このときの講習会に参加したファッションデザイナーの森英恵さんは「講習会は、日本のファッション界を担う専門家たちがフランスの技術を間近にみつめて勉強する機会でした。私も、これはすごいと思いました」と振り返る。
「セーヌ川の見えるご自宅に招かれ、温かくもてなしていただいた時のことも思い出します。同じ時代を走ってきたデザイナーが、またひとり亡くなり寂しく思います」としのぶ。
ファッションデザイナーのコシノヒロコさんは、文化服装学院在学中、来日中のカルダンさんにデザイン画を褒めてもらったことがある。「世界で活躍するデザイナーになりたいと思うきっかけだった。

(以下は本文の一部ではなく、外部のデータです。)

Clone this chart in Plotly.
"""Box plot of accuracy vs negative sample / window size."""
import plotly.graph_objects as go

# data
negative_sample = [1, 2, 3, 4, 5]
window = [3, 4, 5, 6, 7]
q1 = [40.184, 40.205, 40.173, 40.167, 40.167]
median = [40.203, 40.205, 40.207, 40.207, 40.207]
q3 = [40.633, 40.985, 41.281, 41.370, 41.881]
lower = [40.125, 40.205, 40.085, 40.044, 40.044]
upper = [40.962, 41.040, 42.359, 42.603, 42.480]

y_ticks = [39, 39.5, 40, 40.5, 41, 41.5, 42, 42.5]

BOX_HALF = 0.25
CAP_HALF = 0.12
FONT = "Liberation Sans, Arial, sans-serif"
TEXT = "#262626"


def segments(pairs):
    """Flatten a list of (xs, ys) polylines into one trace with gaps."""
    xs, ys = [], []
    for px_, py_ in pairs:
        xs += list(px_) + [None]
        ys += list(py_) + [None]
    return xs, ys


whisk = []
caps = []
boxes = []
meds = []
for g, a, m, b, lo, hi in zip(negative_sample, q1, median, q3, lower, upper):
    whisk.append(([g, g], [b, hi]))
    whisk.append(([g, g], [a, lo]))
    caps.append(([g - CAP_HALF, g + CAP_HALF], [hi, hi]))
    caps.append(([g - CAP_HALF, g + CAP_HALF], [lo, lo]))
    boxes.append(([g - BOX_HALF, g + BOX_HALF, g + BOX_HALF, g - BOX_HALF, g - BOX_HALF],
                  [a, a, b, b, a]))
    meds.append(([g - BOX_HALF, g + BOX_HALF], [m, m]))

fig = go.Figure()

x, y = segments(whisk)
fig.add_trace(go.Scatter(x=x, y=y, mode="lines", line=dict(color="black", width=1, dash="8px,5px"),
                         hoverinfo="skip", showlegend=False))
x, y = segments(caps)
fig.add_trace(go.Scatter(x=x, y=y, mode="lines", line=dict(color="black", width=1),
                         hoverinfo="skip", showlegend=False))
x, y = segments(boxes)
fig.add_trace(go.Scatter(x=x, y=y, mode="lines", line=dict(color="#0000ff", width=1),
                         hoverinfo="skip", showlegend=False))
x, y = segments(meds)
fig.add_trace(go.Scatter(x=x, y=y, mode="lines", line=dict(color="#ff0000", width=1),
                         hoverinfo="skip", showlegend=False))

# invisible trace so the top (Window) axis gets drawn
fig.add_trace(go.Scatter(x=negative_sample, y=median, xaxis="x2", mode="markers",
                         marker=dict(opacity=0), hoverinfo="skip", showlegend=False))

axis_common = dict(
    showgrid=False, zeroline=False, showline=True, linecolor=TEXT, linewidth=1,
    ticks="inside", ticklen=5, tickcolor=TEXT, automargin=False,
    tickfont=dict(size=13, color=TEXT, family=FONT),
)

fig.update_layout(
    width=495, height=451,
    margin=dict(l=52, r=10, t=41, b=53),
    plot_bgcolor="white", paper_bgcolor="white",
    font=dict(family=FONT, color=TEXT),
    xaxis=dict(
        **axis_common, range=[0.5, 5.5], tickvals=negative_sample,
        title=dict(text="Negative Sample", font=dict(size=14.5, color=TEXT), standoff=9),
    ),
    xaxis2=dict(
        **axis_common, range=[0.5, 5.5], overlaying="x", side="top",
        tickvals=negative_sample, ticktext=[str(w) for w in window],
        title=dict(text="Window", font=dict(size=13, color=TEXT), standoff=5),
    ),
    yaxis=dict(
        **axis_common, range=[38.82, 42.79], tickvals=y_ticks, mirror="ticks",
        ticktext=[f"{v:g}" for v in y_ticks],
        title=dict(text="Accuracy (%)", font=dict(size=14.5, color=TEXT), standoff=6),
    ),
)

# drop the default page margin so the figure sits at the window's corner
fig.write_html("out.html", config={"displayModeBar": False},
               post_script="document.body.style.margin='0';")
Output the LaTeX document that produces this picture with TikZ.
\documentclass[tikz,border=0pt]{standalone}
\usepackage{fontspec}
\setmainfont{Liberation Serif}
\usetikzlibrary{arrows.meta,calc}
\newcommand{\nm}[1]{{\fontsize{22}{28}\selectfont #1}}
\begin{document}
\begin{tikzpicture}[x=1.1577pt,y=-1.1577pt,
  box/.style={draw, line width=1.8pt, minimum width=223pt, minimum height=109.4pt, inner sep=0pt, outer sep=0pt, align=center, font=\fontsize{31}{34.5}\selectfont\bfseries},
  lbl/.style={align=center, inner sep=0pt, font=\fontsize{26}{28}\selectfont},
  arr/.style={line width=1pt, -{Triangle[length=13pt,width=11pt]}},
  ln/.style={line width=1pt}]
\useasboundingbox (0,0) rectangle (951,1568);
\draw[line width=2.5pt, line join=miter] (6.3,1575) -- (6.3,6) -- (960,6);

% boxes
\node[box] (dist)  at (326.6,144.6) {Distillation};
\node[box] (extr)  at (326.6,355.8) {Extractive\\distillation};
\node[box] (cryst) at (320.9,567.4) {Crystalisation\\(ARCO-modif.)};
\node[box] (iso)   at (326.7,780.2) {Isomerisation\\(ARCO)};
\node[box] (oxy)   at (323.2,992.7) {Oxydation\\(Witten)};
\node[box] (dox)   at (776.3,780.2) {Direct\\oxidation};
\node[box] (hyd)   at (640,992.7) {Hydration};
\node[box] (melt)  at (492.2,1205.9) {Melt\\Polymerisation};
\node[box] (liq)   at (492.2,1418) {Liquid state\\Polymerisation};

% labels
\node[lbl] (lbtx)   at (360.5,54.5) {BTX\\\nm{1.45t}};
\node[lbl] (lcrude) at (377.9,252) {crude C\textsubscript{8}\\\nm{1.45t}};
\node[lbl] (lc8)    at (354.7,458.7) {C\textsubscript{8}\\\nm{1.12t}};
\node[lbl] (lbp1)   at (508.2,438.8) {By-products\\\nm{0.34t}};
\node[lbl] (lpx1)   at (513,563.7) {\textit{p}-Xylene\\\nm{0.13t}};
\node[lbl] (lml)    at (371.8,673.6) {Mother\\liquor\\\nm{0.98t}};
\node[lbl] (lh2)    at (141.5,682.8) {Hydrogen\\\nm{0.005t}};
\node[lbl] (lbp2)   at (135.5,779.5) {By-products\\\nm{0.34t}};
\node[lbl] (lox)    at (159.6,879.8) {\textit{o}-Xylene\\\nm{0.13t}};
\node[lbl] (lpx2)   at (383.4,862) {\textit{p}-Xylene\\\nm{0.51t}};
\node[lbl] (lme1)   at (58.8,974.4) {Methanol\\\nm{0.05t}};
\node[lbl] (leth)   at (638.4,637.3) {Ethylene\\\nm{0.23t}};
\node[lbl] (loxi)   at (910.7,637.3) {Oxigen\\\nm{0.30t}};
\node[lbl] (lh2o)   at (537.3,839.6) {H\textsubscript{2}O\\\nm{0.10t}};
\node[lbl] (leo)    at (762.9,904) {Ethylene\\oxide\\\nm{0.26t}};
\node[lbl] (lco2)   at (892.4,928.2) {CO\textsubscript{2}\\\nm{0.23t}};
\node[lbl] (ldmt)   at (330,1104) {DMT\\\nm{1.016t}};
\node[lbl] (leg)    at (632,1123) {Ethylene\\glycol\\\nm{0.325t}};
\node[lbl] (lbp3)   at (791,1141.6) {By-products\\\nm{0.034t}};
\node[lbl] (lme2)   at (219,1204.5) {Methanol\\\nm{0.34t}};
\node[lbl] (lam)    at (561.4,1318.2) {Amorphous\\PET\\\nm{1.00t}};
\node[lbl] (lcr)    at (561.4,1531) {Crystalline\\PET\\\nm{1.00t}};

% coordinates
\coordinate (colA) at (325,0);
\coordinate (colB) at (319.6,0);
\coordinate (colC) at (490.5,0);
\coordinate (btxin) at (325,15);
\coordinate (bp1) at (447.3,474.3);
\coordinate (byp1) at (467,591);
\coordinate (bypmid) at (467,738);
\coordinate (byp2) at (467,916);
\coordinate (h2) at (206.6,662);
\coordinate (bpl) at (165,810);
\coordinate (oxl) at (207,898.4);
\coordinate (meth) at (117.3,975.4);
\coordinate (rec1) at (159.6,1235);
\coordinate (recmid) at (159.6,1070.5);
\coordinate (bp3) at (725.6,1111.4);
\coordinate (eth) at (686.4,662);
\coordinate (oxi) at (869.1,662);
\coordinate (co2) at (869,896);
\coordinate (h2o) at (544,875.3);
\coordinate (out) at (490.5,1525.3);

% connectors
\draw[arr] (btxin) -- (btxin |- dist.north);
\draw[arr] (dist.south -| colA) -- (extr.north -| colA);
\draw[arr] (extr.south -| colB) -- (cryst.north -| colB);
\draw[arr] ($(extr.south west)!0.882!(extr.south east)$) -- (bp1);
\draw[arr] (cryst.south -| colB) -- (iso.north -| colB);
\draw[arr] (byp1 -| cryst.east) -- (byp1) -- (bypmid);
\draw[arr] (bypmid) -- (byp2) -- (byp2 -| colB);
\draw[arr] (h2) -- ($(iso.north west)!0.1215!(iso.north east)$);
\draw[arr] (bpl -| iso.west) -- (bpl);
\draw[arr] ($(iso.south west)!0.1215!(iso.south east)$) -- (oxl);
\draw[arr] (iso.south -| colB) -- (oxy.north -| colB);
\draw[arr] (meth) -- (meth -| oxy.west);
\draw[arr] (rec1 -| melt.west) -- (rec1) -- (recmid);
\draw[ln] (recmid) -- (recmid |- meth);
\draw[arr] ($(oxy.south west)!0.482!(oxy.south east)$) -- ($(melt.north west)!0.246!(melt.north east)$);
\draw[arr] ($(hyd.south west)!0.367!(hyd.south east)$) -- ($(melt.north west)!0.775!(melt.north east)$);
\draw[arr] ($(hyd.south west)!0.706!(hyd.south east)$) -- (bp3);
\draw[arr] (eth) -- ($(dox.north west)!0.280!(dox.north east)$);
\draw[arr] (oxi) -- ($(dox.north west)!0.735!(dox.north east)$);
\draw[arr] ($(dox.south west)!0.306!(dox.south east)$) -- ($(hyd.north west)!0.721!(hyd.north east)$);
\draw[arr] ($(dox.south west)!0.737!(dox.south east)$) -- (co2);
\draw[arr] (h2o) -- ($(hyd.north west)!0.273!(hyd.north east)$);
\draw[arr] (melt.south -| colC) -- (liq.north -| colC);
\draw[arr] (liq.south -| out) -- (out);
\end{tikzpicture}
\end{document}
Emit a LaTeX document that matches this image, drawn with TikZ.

将来の目的を与えてくれて本当に感謝している」という。
デザインやビジネス面で影響を受けたというファッションデザイナーのコシノジュンコさんは「斬新なカットや、女性をチャーミングに見せる服が大好きだった。98歳まで見事にやりきった。生命力あるデザインや生き方はこれからも残るでしょう」と話した。
[評伝]タブー打ち破る開拓者
「私はいつもパイオニアでありたい。タブーを打ち破っていく」。1993年、来日したピエール・カルダンさんを取材した際、こんな答えが返ってきた。
オートクチュール(高級注文服)全盛の59年、パリでプレタポルテ(既製服)を発表した。モード界からは痛烈な批判を浴びたが、「ファッションは特権的なものではない」と動じなかった。

ユニセックスや宇宙ルックなど未来的なデザインを提案し、ビニールなど新しい素材を使用。まだ白人が中心だったモデルの世界で、日本のファッションモデルである松本弘子さんを専属モデルとして起用した。モード界がプレタポルテへと変わっていく中で、重要な役割を果たした。
活動には「初めて」という言葉がついて回った。ブランド名を様々な企業に貸す「ライセンスビジネス」の先駆者であり、自動車や家具など800もの製品で世界中に自らのブランドを広げた。日本でもバスマットや鍋などの生活関連用品で「ピエール・カルダン」の名前を見る機会は多く、誰もが知る外国人デザイナーとなった。
また、劇場を買い取って、若手芸術家に発表の場を提供したり、パリの有名レストラン「マキシム・ド・パリ」を買収したりした。中国やソ連でもいち早くファッションショーを開催するなど、幅広い活動で「カルダン帝国」を作り上げていった。
長身でいつも背広姿。デザイナーというより実業家に見えた。会うと、常に熱弁をふるう。2010年に早稲田大で講演した際には、風邪を引いて熱があったという。しかし、壇上で自らの仕事について熱く語り、舞台の袖で私の取材にも丁寧に答えてくれた。